Your modern digital camera makes this all obsolete right? Well... sort of. Digital cameras use a function called white balance to determine the color of the light in your photographic scene. In a nutshell, your camera looks for white or light colored objects, compares them to some fancy algorithms and quickly decides what your photo's color balance should be. If your scene doesn't contain a good reference for the camera, and maybe even if it does, the resulting photo will be off-color. I've seen estimates that the Auto White Balance feature is wrong 80% of the time. This number may be pretty darn close to the mark. Since Garbage In = Garbage Out, we want to make sure our photos are color balanced correctly the first time.
So, what to do?
You could just wait until after the photo is created and adjust the color in your photo editing software, but you'll end up doing this for every photo since white balance is determined as each photo is created, resulting in inconsistent color among your photos. Stay tuned... there are better ways...
In addition to an Auto White Balance mode, most digital cameras also allow the user to manually set the white balance using such settings as daylight, cloudy, fluorescent or incandescent.

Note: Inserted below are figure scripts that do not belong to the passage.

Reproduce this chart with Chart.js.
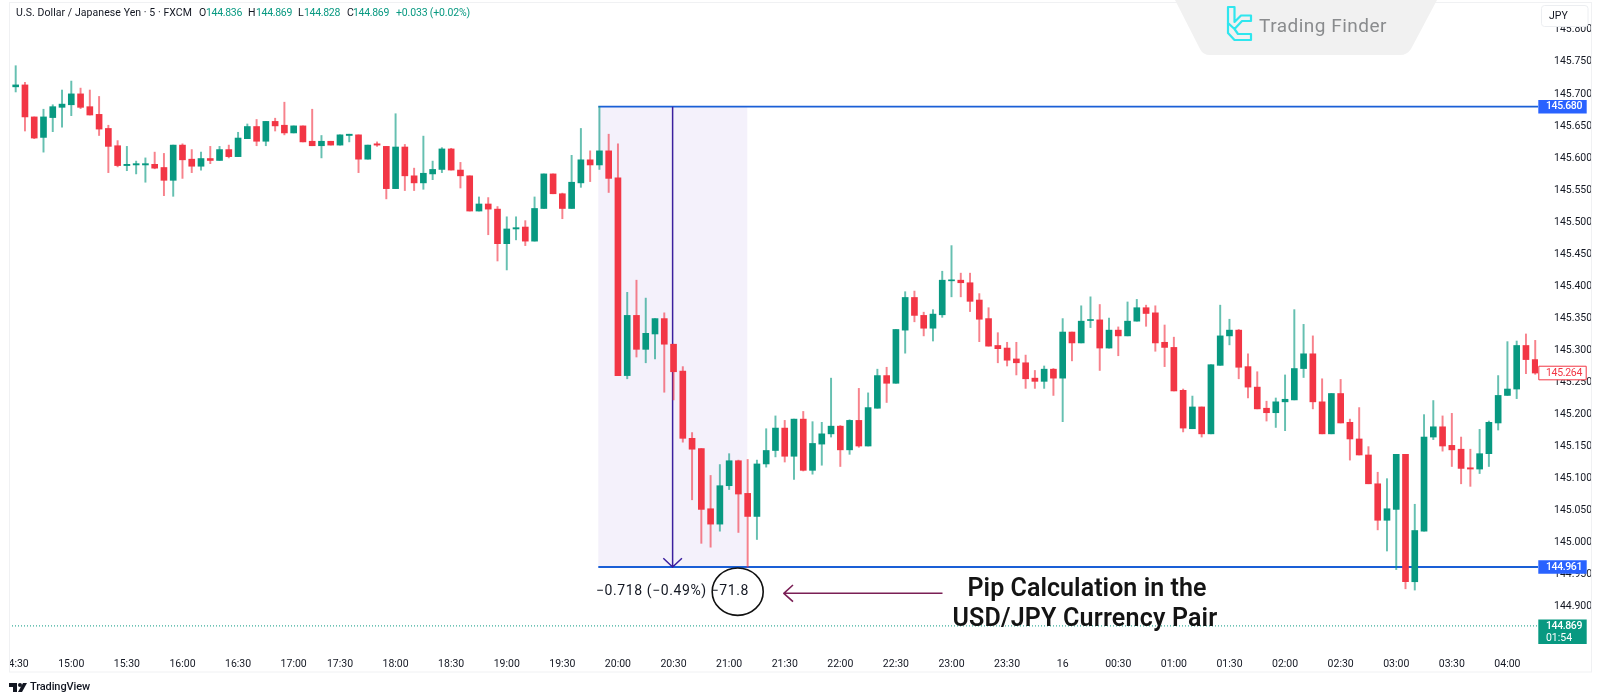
<!DOCTYPE html>
<html><head><meta charset="utf-8">
<style>html,body{margin:0;padding:0;background:#fff}canvas{display:block}</style>
<script src="https://cdn.jsdelivr.net/npm/chart.js@4"></script>
</head><body><canvas id="c" width="1600" height="700"></canvas>
<script>
const opens=[145.711,145.714,145.664,145.632,145.663,145.679,145.683,145.700,145.680,145.668,
145.646,145.619,145.588,145.589,145.589,145.590,145.585,145.565,145.620,145.598,
145.587,145.599,145.596,145.613,145.602,145.630,145.649,145.626,145.657,145.651,
145.639,145.650,145.626,145.619,145.626,145.620,145.635,145.636,145.598,145.622,
145.618,145.552,145.617,145.572,145.561,145.575,145.582,145.614,145.581,145.572,
145.517,145.528,145.520,145.466,145.489,145.492,145.470,145.521,145.575,145.544,
145.521,145.561,145.597,145.589,145.611,145.569,145.260,145.354,145.301,145.325,
145.349,145.309,145.267,145.162,145.146,145.052,145.028,145.088,145.127,145.076,
145.040,145.122,145.143,145.178,145.134,145.192,145.112,145.153,145.169,145.181,
145.144,145.190,145.150,145.209,145.260,145.248,145.331,145.382,145.354,145.334,
145.355,145.408,145.409,145.405,145.378,145.349,145.307,145.303,145.286,145.280,
145.256,145.251,145.270,145.256,145.328,145.311,145.346,145.347,145.303,145.331,
145.322,145.345,145.366,145.358,145.312,145.304,145.237,145.177,145.211,145.169,
145.276,145.322,145.331,145.274,145.242,145.209,145.202,145.219,145.222,145.271,
145.294,145.219,145.169,145.232,145.187,145.161,145.136,145.091,145.034,145.051,
145.137,144.938,145.017,145.164,145.180,145.151,145.145,145.116,145.114,145.138,
145.186,145.229,145.239,145.307,145.285];
const highs=[145.744,145.718,145.664,145.676,145.683,145.706,145.720,145.709,145.706,145.696,
145.651,145.627,145.618,145.595,145.600,145.609,145.607,145.620,145.622,145.613,
145.609,145.618,145.618,145.620,145.640,145.653,145.660,145.657,145.662,145.687,
145.650,145.650,145.676,145.635,145.626,145.636,145.637,145.636,145.620,145.625,
145.618,145.669,145.621,145.584,145.634,145.595,145.616,145.615,145.593,145.572,
145.539,145.538,145.524,145.508,145.508,145.502,145.539,145.575,145.575,145.545,
145.604,145.646,145.611,145.680,145.637,145.622,145.390,145.409,145.381,145.349,
145.358,145.309,145.274,145.171,145.146,145.104,145.121,145.138,145.128,145.129,
145.128,145.177,145.197,145.190,145.192,145.204,145.188,145.187,145.256,145.182,
145.191,145.240,145.233,145.270,145.273,145.332,145.391,145.392,145.359,145.363,
145.423,145.463,145.420,145.420,145.388,145.366,145.327,145.312,145.312,145.292,
145.268,145.275,145.271,145.349,145.328,145.369,145.383,145.371,145.350,145.336,
145.375,145.379,145.370,145.369,145.339,145.320,145.239,145.228,145.211,145.277,
145.370,145.348,145.332,145.294,145.266,145.220,145.225,145.261,145.363,145.340,
145.322,145.255,145.232,145.254,145.192,145.210,145.149,145.109,145.099,145.137,
145.137,145.059,145.199,145.221,145.197,145.201,145.164,145.145,145.176,145.189,
145.260,145.313,145.314,145.325,145.315];
const lows=[145.703,145.642,145.630,145.609,145.641,145.648,145.666,145.677,145.667,145.635,
145.577,145.586,145.580,145.575,145.562,145.583,145.541,145.540,145.568,145.577,
145.581,145.591,145.596,145.600,145.602,145.630,145.619,145.619,145.642,145.636,
145.639,145.625,145.619,145.600,145.620,145.620,145.625,145.577,145.598,145.618,
145.536,145.552,145.549,145.549,145.551,145.566,145.577,145.581,145.553,145.517,
145.517,145.480,145.439,145.425,145.472,145.463,145.470,145.521,145.544,145.505,
145.521,145.554,145.563,145.582,145.546,145.260,145.255,145.289,145.280,145.286,
145.234,145.222,145.156,145.066,144.998,144.992,145.017,145.082,145.015,144.961,
145.004,145.117,145.133,145.125,145.098,145.111,145.106,145.120,145.164,145.118,
145.137,145.148,145.150,145.209,145.218,145.248,145.295,145.344,145.322,145.314,
145.351,145.383,145.383,145.360,145.313,145.306,145.280,145.275,145.261,145.240,
145.240,145.240,145.229,145.188,145.283,145.311,145.335,145.268,145.303,145.291,
145.322,145.345,145.337,145.298,145.274,145.236,145.172,145.177,145.164,145.169,
145.276,145.308,145.255,145.225,145.208,145.189,145.179,145.174,145.222,145.257,
145.208,145.169,145.169,145.186,145.128,145.136,145.091,145.019,144.986,144.957,
144.927,144.925,145.017,145.160,145.142,145.118,145.091,145.087,145.107,145.118,
145.175,145.229,145.224,145.263,145.262];
const closes=[145.714,145.664,145.631,145.664,145.680,145.684,145.700,145.679,145.667,145.645,
145.618,145.588,145.590,145.591,145.591,145.584,145.565,145.620,145.597,145.587,
145.599,145.596,145.613,145.602,145.631,145.649,145.626,145.657,145.650,145.639,
145.650,145.625,145.619,145.626,145.620,145.636,145.637,145.598,145.620,145.620,
145.552,145.617,145.572,145.561,145.576,145.582,145.614,145.581,145.572,145.517,
145.528,145.520,145.466,145.489,145.491,145.470,145.521,145.575,145.544,145.521,
145.562,145.597,145.589,145.611,145.568,145.260,145.354,145.301,145.326,145.349,
145.309,145.266,145.162,145.145,145.051,145.028,145.088,145.127,145.075,145.040,
145.122,145.143,145.178,145.134,145.192,145.112,145.154,145.169,145.181,145.144,
145.190,145.150,145.210,145.260,145.248,145.332,145.382,145.354,145.334,145.356,
145.409,145.409,145.405,145.376,145.348,145.306,145.302,145.284,145.280,145.255,
145.251,145.270,145.256,145.328,145.311,145.345,145.347,145.303,145.331,145.322,
145.345,145.366,145.357,145.311,145.304,145.236,145.178,145.211,145.169,145.277,
145.322,145.331,145.273,145.242,145.208,145.202,145.219,145.223,145.271,145.294,
145.219,145.169,145.232,145.186,145.161,145.136,145.091,145.034,145.052,145.137,
144.938,145.018,145.164,145.180,145.150,145.144,145.115,145.114,145.138,145.187,
145.229,145.239,145.307,145.285,145.264];
const timeLabels=["14:30","15:00","15:30","16:00","16:30","17:00","17:30","18:00","18:30","19:00","19:30","20:00","20:30","21:00","21:30","22:00","22:30","23:00","23:30","16","00:30","01:00","01:30","02:00","02:30","03:00","03:30","04:00"];
const timeBars=[0,6,12,18,24,30,35,41,47,53,59,65,71,77,83,89,95,101,107,113,119,125,131,137,143,149,155,161];
const priceTicks=[144.9,144.95,145,145.05,145.1,145.15,145.2,145.25,145.3,145.35,145.4,145.45,145.5,145.55,145.6,145.65,145.7,145.75,145.8];
const measureHigh=145.680, measureLow=144.961, lastPrice=144.869, markPrice=145.264;
const measureFrom=62.88, measureTo=78.96, measureBar=70.9;
const UP='#089981', DOWN='#f23645', UPW='rgba(8,153,129,.62)', DOWNW='rgba(242,54,69,.62)';
const isUp=closes.map((c,i)=>c>=opens[i]);
const FONT='Roboto, sans-serif';

function txt(ctx,s,x,y,w,font,col,align){
  ctx.save();ctx.font=font;ctx.fillStyle=col;ctx.textBaseline='middle';ctx.textAlign='left';
  let m=ctx.measureText(s).width;
  if(w){ctx.letterSpacing=((w-m)/s.length).toFixed(3)+'px';m=w;}
  if(align==='center')x-=m/2;
  ctx.fillText(s,x,y);ctx.restore();
}
function box(ctx,x,y,w,h,fill,stroke,r){
  ctx.beginPath();ctx.roundRect(x,y,w,h,r||0);
  if(fill){ctx.fillStyle=fill;ctx.fill();}
  if(stroke){ctx.strokeStyle=stroke;ctx.lineWidth=1;ctx.stroke();}
}
const overlay={id:'overlay',
 beforeDatasetsDraw(ch){
  const c=ch.ctx,X=ch.scales.x,Y=ch.scales.y,a=ch.chartArea;
  const x0=X.getPixelForValue(measureFrom),x1=X.getPixelForValue(measureTo),yt=Y.getPixelForValue(measureHigh),yb=Y.getPixelForValue(measureLow);
  c.save();
  c.fillStyle='#f4f1fb';c.fillRect(x0,yt,x1-x0,yb-yt);
  c.strokeStyle='#1a5fd6';c.lineWidth=1.8;
  c.beginPath();c.moveTo(x0,yt);c.lineTo(a.right,yt);c.moveTo(x0,yb);c.lineTo(a.right,yb);c.stroke();
  const ax=X.getPixelForValue(measureBar);
  c.strokeStyle='#3b1f9e';c.lineWidth=1.5;
  c.beginPath();c.moveTo(ax,yt);c.lineTo(ax,yb);c.moveTo(ax-9.3,yb-8.7);c.lineTo(ax,yb);c.lineTo(ax+9.3,yb-8.7);c.stroke();
  const yl=Y.getPixelForValue(lastPrice);
  c.strokeStyle=UP;c.lineWidth=1;c.setLineDash([1,2]);
  c.beginPath();c.moveTo(a.left,yl);c.lineTo(a.right,yl);c.stroke();
  c.restore();
 },
 afterDraw(ch){
  const c=ch.ctx,Y=ch.scales.y,a=ch.chartArea;
  c.save();
  c.fillStyle='#fff';c.fillRect(0,640,9,35);
  c.strokeStyle='#f0f1f3';c.lineWidth=1;c.strokeRect(9.5,2.5,1582,669.5);
  // watermark
  c.beginPath();c.moveTo(1175,0);c.lineTo(1437,0);c.lineTo(1411,49);c.quadraticCurveTo(1407,55,1400,55);c.lineTo(1210,55);c.quadraticCurveTo(1203,55,1200,49);c.closePath();c.fillStyle='#f1f1f1';c.fill();
  c.strokeStyle='#2fe6ee';c.lineWidth=2.2;c.lineJoin='round';
  c.beginPath();c.moveTo(1228,7);c.lineTo(1234.5,7);c.lineTo(1234.5,22);c.lineTo(1241,15.5);c.lineTo(1251,15.5);c.lineTo(1251,21);c.lineTo(1242,21);c.lineTo(1234.5,29);c.lineTo(1228,23);c.closePath();c.stroke();
  c.beginPath();c.moveTo(1228,23);c.lineTo(1228,33);c.lineTo(1234.5,40);c.lineTo(1251,40);c.lineTo(1251,34);c.lineTo(1238,34);c.lineTo(1234.5,29);c.stroke();
  txt(c,'Trading Finder',1259,27,128,'400 19px '+FONT,'#8a8c8e');
  // header
  const hf='400 10.5px '+FONT,h='#131722';
  txt(c,'U.S. Dollar / Japanese Yen · 5 · FXCM',16,13,176,hf,h);
  [['O',199,206,'144.836'],['H',248,256,'144.869'],['L',298,304,'144.828'],['C',347,353,'144.869']].forEach(r=>{txt(c,r[0],r[1],13,0,hf,h);txt(c,r[3],r[2],13,36,hf,UP);});
  txt(c,'+0.033 (+0.02%)',396,13,74,hf,UP);
  // currency box
  box(c,1541.5,5.5,46.5,21,'#fff','#eceef1',3);
  txt(c,'JPY',1549,16,0,'400 10.5px '+FONT,h);
  // price labels
  const lf='500 10.5px '+FONT,lx=1538.3,lw=48.4;
  const yt=Y.getPixelForValue(measureHigh),yb=Y.getPixelForValue(measureLow),yl=Y.getPixelForValue(lastPrice),ym=Y.getPixelForValue(markPrice);
  box(c,lx,yt-6.8,lw,13.6,'#2962ff');txt(c,measureHigh.toFixed(3),1546,yt,36,lf,'#fff');
  box(c,lx,yb-6.8,lw,13.6,'#2962ff');txt(c,measureLow.toFixed(3),1546,yb,36,lf,'#fff');
  box(c,lx,yl-6.3,lw,24.3,UP);txt(c,lastPrice.toFixed(3),1546,yl,36,lf,'#fff');txt(c,'01:54',1546,yl+12,26,'400 10.5px '+FONT,'#fff');
  box(c,lx+.5,ym-6.8,lw-1,13.6,'#fff',DOWN);txt(c,markPrice.toFixed(3),1546,ym,36,'400 10.5px '+FONT,DOWN);
  // measurement
  txt(c,'−0.718 (−0.49%) −71.8',596,591,153,'400 14px '+FONT,'#131722');
  c.strokeStyle='#111';c.lineWidth=1.6;c.beginPath();c.ellipse(737.7,591.7,25.5,23.7,0,0,Math.PI*2);c.stroke();
  c.strokeStyle='#7a1f55';c.lineWidth=1.6;c.beginPath();c.moveTo(942.5,593.3);c.lineTo(783.8,593.3);c.moveTo(793,585);c.lineTo(783.8,593.3);c.lineTo(793,601.6);c.stroke();
  txt(c,'Pip Calculation in the',1087,590,239,'600 25px '+FONT,'#141414','center');
  txt(c,'USD/JPY Currency Pair',1085,620,265,'600 25px '+FONT,'#141414','center');
  // footer
  c.fillStyle='#131722';c.fillRect(9,683,8,4);c.fillRect(13,683,4,9);
  c.beginPath();c.arc(20,685,2,0,Math.PI*2);c.fill();
  c.beginPath();c.moveTo(23,683);c.lineTo(27,683);c.lineTo(22,692);c.lineTo(18,692);c.closePath();c.fill();
  txt(c,'TradingView',30,687,60,'500 11px '+FONT,'#131722');
  c.restore();
 }};
new Chart(document.getElementById('c'),{
 data:{datasets:[
  {type:'bar',label:'Body',data:opens.map((o,i)=>({x:i,y:[o,closes[i]]})),barThickness:6,minBarLength:1,grouped:false,
   backgroundColor:isUp.map(u=>u?UP:DOWN),borderWidth:0,borderSkipped:false},
  {type:'bar',label:'Wick',data:lows.map((l,i)=>({x:i,y:[l,highs[i]]})),barThickness:1.3,grouped:false,
   backgroundColor:isUp.map(u=>u?UPW:DOWNW),borderWidth:0,borderSkipped:false}
 ]},
 options:{responsive:false,devicePixelRatio:1,animation:false,
  layout:{padding:{left:9,top:2,right:8,bottom:28},autoPadding:false},
  plugins:{legend:{display:false},tooltip:{enabled:false}},
  scales:{
   x:{type:'linear',min:-0.723,max:164.3,offset:false,grid:{display:false},border:{display:false},
    afterBuildTicks(s){s.ticks=timeBars.map(v=>({value:v}));},
    afterFit(s){s.height=27;s.paddingLeft=0;s.paddingRight=0;},
    ticks:{autoSkip:false,maxRotation:0,padding:5,color:'#131722',font:{family:'Roboto',size:10.5},
     callback(v){const k=timeBars.indexOf(v);return k<0?'':timeLabels[k];}}},
   y:{type:'linear',position:'right',min:144.8392,max:145.8435,grid:{display:false},border:{display:false},
    afterBuildTicks(s){s.ticks=priceTicks.map(v=>({value:v}));},
    afterFit(s){s.width=54;s.paddingTop=0;s.paddingBottom=0;},
    ticks:{autoSkip:false,padding:8,color:'#131722',font:{family:'Roboto',size:10.5},
     callback(v){return v.toFixed(3);}}}
  }},
 plugins:[overlay]
});
</script></body></html>
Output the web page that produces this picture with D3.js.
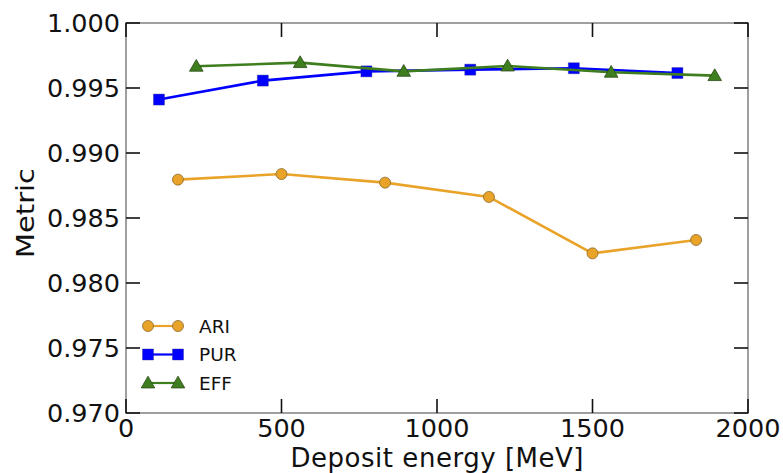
<!DOCTYPE html>
<html>
<head>
<meta charset="utf-8">
<script src="https://cdn.jsdelivr.net/npm/d3@7/dist/d3.min.js"></script>
<style>
  html, body { margin: 0; padding: 0; background: #fff; }
  svg { display: block; font-family: "DejaVu Sans", sans-serif; }
</style>
</head>
<body>
<svg id="chart" width="783" height="473"></svg>
<script>
// Clustering metrics versus deposited energy
const xTicks = [0, 500, 1000, 1500, 2000];
const yTicks = [0.970, 0.975, 0.980, 0.985, 0.990, 0.995, 1.000];

const ariEnergy = [167, 500, 833, 1167, 1500, 1833];
const ariValues = [0.98795, 0.98838, 0.98772, 0.98662, 0.98228, 0.98331];

const purEnergy = [106, 440, 773, 1107, 1440, 1773];
const purValues = [0.99411, 0.99557, 0.99628, 0.99641, 0.99652, 0.99615];

const effEnergy = [226, 560, 893, 1227, 1560, 1893];
const effValues = [0.99667, 0.99695, 0.99628, 0.99669, 0.99621, 0.99595];

const seriesNames = ["ARI", "PUR", "EFF"];
const seriesColors = ["#E9A329", "#0000FF", "#3F7E1E"];
const seriesShapes = [d3.symbolCircle, d3.symbolSquare, d3.symbolTriangle];

const svg = d3.select("#chart");
const m = { left: 126, right: 35, top: 23, bottom: 60 };
const W = 783, H = 473;
const x = d3.scaleLinear().domain([0, 2000]).range([m.left, W - m.right]);
const y = d3.scaleLinear().domain([0.970, 1.000]).range([H - m.bottom, m.top]);

const series = [
  { name: seriesNames[0], xs: ariEnergy, ys: ariValues },
  { name: seriesNames[1], xs: purEnergy, ys: purValues },
  { name: seriesNames[2], xs: effEnergy, ys: effValues }
];

// Marker sizes (area) so each shape is about 11px across
const shapeSize = [95, 121, 80];
const markerEdge = ["#8a6a2a", "#2a2a8a", "#2b4a18"];

const line = d3.line().x(d => d[0]).y(d => d[1]);

series.forEach((s, i) => {
  const pts = s.xs.map((v, k) => [x(v), y(s.ys[k])]);
  svg.append("path")
    .attr("d", line(pts))
    .attr("fill", "none")
    .attr("stroke", seriesColors[i])
    .attr("stroke-width", 2.6);
  svg.selectAll(null).data(pts).enter().append("path")
    .attr("d", d3.symbol().type(seriesShapes[i]).size(shapeSize[i]))
    .attr("transform", d => `translate(${d[0]},${d[1] + (i === 2 ? 1 : 0)})`)
    .attr("fill", seriesColors[i])
    .attr("stroke", markerEdge[i])
    .attr("stroke-width", i === 1 ? 0.4 : 0.8);
});

// Frame
const x0 = x(0), x1 = x(2000), y0 = y(0.970), y1 = y(1.000);
svg.append("rect")
  .attr("x", x0).attr("y", y1)
  .attr("width", x1 - x0).attr("height", y0 - y1)
  .attr("fill", "none")
  .attr("stroke", "#888")
  .attr("stroke-width", 1.6);

// Inward ticks on all four sides
const tickLen = 14;
const ticks = svg.append("g").attr("stroke", "#111").attr("stroke-width", 1.6);
xTicks.forEach(t => {
  ticks.append("line").attr("x1", x(t)).attr("x2", x(t)).attr("y1", y0).attr("y2", y0 - tickLen);
  ticks.append("line").attr("x1", x(t)).attr("x2", x(t)).attr("y1", y1).attr("y2", y1 + tickLen);
});
yTicks.forEach(t => {
  ticks.append("line").attr("x1", x0).attr("x2", x0 + tickLen).attr("y1", y(t)).attr("y2", y(t));
  ticks.append("line").attr("x1", x1).attr("x2", x1 - tickLen).attr("y1", y(t)).attr("y2", y(t));
});

// Tick labels
svg.append("g").selectAll("text").data(xTicks).enter().append("text")
  .attr("x", d => x(d)).attr("y", y0 + 24)
  .attr("text-anchor", "middle")
  .attr("font-size", 25.5)
  .attr("fill", "#111")
  .text(d => d3.format("d")(d));

svg.append("g").selectAll("text").data(yTicks).enter().append("text")
  .attr("x", x0 - 6).attr("y", d => y(d) + 9)
  .attr("text-anchor", "end")
  .attr("font-size", 25.5)
  .attr("fill", "#111")
  .text(d => d3.format(".3f")(d));

// Axis titles
svg.append("text")
  .attr("x", (x0 + x1) / 2).attr("y", 467)
  .attr("text-anchor", "middle")
  .attr("font-size", 26)
  .attr("textLength", 293)
  .attr("fill", "#111")
  .text("Deposit energy [MeV]");

svg.append("text")
  .attr("transform", `translate(34,213) rotate(-90)`)
  .attr("text-anchor", "middle")
  .attr("font-size", 25)
  .attr("textLength", 90)
  .attr("lengthAdjust", "spacingAndGlyphs")
  .attr("fill", "#111")
  .text("Metric");

// Legend
const legend = svg.append("g");
series.forEach((s, i) => {
  const ly = 326 + i * 28.5;
  const lx0 = 148, lx1 = 178;
  legend.append("line")
    .attr("x1", lx0).attr("x2", lx1).attr("y1", ly).attr("y2", ly)
    .attr("stroke", seriesColors[i]).attr("stroke-width", 2.2);
  [lx0, lx1].forEach(px => {
    legend.append("path")
      .attr("d", d3.symbol().type(seriesShapes[i]).size(shapeSize[i]))
      .attr("transform", `translate(${px},${ly + (i === 2 ? 1 : 0)})`)
      .attr("fill", seriesColors[i])
      .attr("stroke", markerEdge[i])
      .attr("stroke-width", i === 1 ? 0.4 : 0.8);
  });
  legend.append("text")
    .attr("x", 199).attr("y", ly + 6.5)
    .attr("font-size", 18.5)
    .attr("fill", "#111")
    .text(s.name);
});
</script>
</body>
</html>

You can end up with pretty good results doing this, but you have to remember to change the setting whenever your lighting changes. And.... it's still not perfect. (If you use Nikon digital SLRs, I've seen at least one staunch advocate for using a Cloudy -3 setting for most daylight photos. I've used this setting on sunny days with very good results.)
A better solution is to use a white balance calibration target. These are carefully color-calibrated targets that you can use to get a perfect white balance every time. They are a little pricey in my opinion, but they are perfectly white and save a lot of time and trouble in post-production on the computer. At about $29.00, one of the lowest priced options is the Lastolite Ezybalance disc. This is a 12 inch disc (grey on one side, and white on the other) with a spring steel frame that allows the disc to be folded to 1/3 of its opened size. The grey side is handy for determining proper exposure (see Tip #1 - You Make Me Feel So Grey
Now, you might be thinking, why can't I just use a white piece of paper or cloth for a reference. The answer is .... because it's not pure white, despite what our brains are telling us. Most objects that we think are white have brighteners in them which are blue. Just for the heck of it I tried an experiment with a piece of white matboard I had around the office. I photographed a scene with the white matboard in it, then in Photoshop I used the matboard as the white reference to adjust the color Curves. Holy Bluishness Batman! Try it yourself.
If your camera has a manual roughly the size of a dictionary, it may also have a feature that allows you to use a photo as a reference for white balance. In that case, create a photo of your calibration target, then use your camera's menus to select the photo in memory as the white balance reference. Voila! All of your subsequent photos in this scene will be color balanced! Nice! ...just don't forget to create a new reference photo each time you change locations or lighting.